Kantarovsky’s paintings are, of course, immediately enjoyable and impressive, with echoes of Luc Tuymans, Peter Doig, Marc Chagall, Philip Guston, Gauguin, Matisse, and the Viennese Secession apparent in both their style and subject matter.
An admirer of children’s book author-illustrators such as Tomi Ungerer, as well as challenging conceptual, contemporary artists including Mike Kelley and William Leavitt, Kantarovsky's figurative work seems to offer and also withhold some dark, comic narrative.
Born in Moscow in 1982 and raised by his mother and maternal grandparents, Kantarovsky’s early life was one of simple, cultural stimulation. The adults in his early life “were intellectuals, but with no pretension or social ambition,” he told Vogue recently. “They were really magnetic, and a lot of wonderful people crossed their path and would come over for dinner or just to drink tea and smoke cigarettes in the kitchen.”
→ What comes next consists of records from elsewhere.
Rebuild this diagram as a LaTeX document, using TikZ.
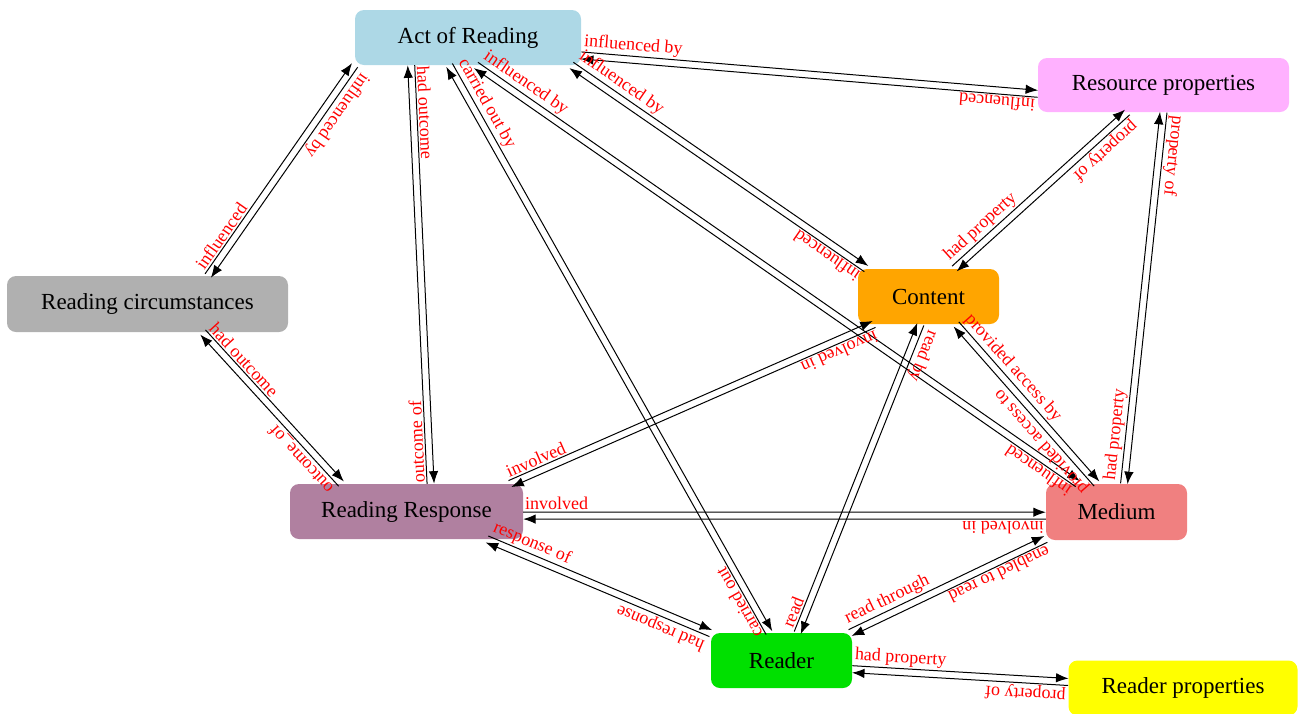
\documentclass[tikz,border=0pt]{standalone}
\usepackage{fontspec}
\setmainfont{Liberation Serif}
\usetikzlibrary{calc}
\usetikzlibrary{arrows.meta}

\definecolor{actblue}{HTML}{ADD8E6}
\definecolor{respink}{HTML}{FFB1FF}
\definecolor{circgray}{HTML}{B0B0B0}
\definecolor{contorange}{HTML}{FFA500}
\definecolor{rrmauve}{HTML}{B080A0}
\definecolor{medcoral}{HTML}{F08080}
\definecolor{readgreen}{HTML}{00E000}
\definecolor{rpyellow}{HTML}{FFFF00}

\tikzset{
  box/.style={rounded corners=9pt, minimum height=55pt, inner sep=0pt, font=\fontsize{23}{27}\selectfont},
  edge/.style={line width=1pt, -{Latex[length=12.5pt,width=9.5pt]}},
  lbl/.style={pos=0, sloped, allow upside down, anchor=south west, inner sep=1.5pt, text=red, font=\fontsize{18}{20}\selectfont},
}
\def\gap{3.5pt}
% one directed relation, shifted to the left of its direction
\newcommand\linkto[3]{\draw[edge] ($(#1)!\gap!90:(#2)$) -- node[lbl]{#3} ($(#2)!\gap!-90:(#1)$);}

\begin{document}
\begin{tikzpicture}[x=1pt,y=-1pt]
		\useasboundingbox (0,0) rectangle (1298,713);
		
		\node[box, fill=actblue, minimum width=226pt] (act) at (468,37.5) {Act of Reading};
		\node[box, fill=respink, minimum width=251pt, minimum height=54pt] (res) at (1163.5,85) {Resource properties};
		\node[box, fill=circgray, minimum width=281pt, minimum height=56pt] (rc) at (147.5,304) {Reading circumstances};
		\node[box, fill=contorange, minimum width=141pt] (content) at (928.5,296.5) {Content};
		\node[box, fill=rrmauve, minimum width=233pt] (rr) at (406.5,511.5) {Reading Response};
		\node[box, fill=medcoral, minimum width=141pt, minimum height=56pt] (med) at (1116.5,512) {Medium};
		\node[box, fill=readgreen, minimum width=141pt] (reader) at (781.5,660.5) {Reader};
		\node[box, fill=rpyellow, minimum width=229pt] (rp) at (1183,688) {Reader properties};
		
		\linkto{act.-9}{res.184}{influenced by}
		\linkto{res.184}{act.-9}{influenced}
		\linkto{act.south west}{rc.25}{influenced by}
		\linkto{rc.25}{act.south west}{influenced}
		\linkto{act.-154}{rr.49}{had outcome}
		\linkto{rr.49}{act.-154}{outcome of}
		\linkto{act.-124}{reader.114}{carried out by}
		\linkto{reader.114}{act.-124}{carried out}
		\linkto{act.-15}{content.156}{influenced by}
		\linkto{content.156}{act.-15}{influenced}
		\linkto{act.-74}{med.144}{influenced by}
		\linkto{med.144}{act.-74}{influenced}
		
		\linkto{res.-143}{content.47}{property of}
		\linkto{content.47}{res.-143}{had property}
		\linkto{res.south}{med.75}{property of}
		\linkto{med.75}{res.south}{had property}
		\linkto{content.-45}{med.125}{provided access by}
		\linkto{med.125}{content.-45}{provided access to}
		\linkto{content.-153}{rr.15}{involved in}
		\linkto{rr.15}{content.-153}{involved}
		\linkto{content.-106}{reader.60}{read by}
		\linkto{reader.60}{content.-106}{read}
		
		\linkto{rr.-2}{med.183}{involved}
		\linkto{med.183}{rr.-2}{involved in}
		\linkto{rr.-19}{reader.159}{response of}
		\linkto{reader.159}{rr.-19}{had response}
		\linkto{reader.22}{med.-159}{read through}
		\linkto{med.-159}{reader.22}{enabled to read}
		\linkto{reader.-7}{rp.177}{had property}
		\linkto{rp.177}{reader.-7}{property of}
		\linkto{rc.-27}{rr.157}{had outcome}
		\linkto{rr.157}{rc.-27}{outcome\_of}
\end{tikzpicture}
\end{document}
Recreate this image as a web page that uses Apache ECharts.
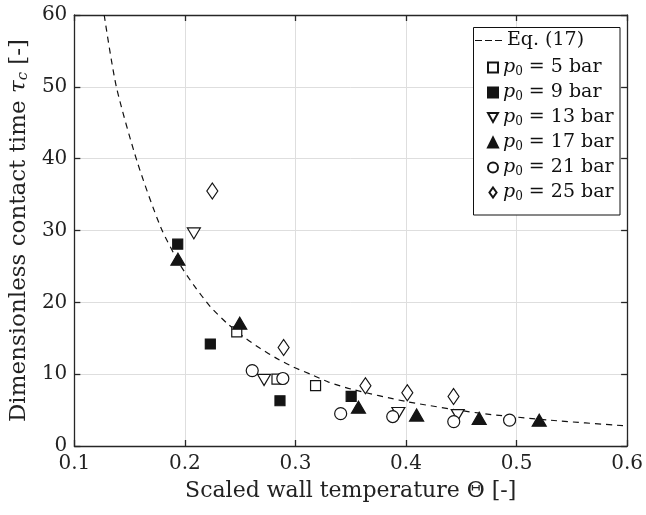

The family relocated to Rhode Island in 1992, an event that the artist regards as “a huge rupture, and still the central trauma of my life”. Kantarovsky arrived with little English, but understood that he had garnered a decent grip on the local language once he was able to charm his classmates. “You know you’ve mastered a language when you can make somebody laugh, not at you but with you,” he recalled.
Graduating from RISD in 2004, Kantarovsky worked as a commercial artist in New York, before joining the graduate program at UCLA from 2007 to 2011, and taking a residency at the Skowhegan School of Painting & Sculpture, in 2008. He has since gone on to stage a series of extremely well-received solo exhibitions, on both sides of the Atlantic; and his work is now in the permanent collections of Tate Britain, the Hammer Museum at UCLA, the Hirshhorn Museum and Sculpture Garden, Washington, and the Whitney Museum of American Art, New York, among others.
Today, the artist, his wife, the video and performance artist Liz Magic Laser and their young daughter, Vera, live in Brooklyn, in a house that Kantarovsky has decorated, with a little help from fellow painter and friend, Nicolas Party.
Kantarovsky, like Party, doesn’t limit his artistic practice to the painted canvas; he continues to work in other media, including video and sculpture. “A conceptual painter friend recently told me that you can only be a good artist or a good painter—one or the other,” he told the Brooklyn Rail, “I think there’s some truth to that, but I’m of the mind that being both is possible, albeit very difficult.”
Difficulty, however, is something that Kantarovsky does best. In attempting to account for his work, the artist reaches back to the old country, employing the Russian avant-garde term, Ostranenija, to make strange. “This was the notion that art had to defamiliarize something and make you feel you're looking at it for the first time,” he explained. “Those are ideas that resonate with me more.” Perhaps that is something we’re all looking for in art too.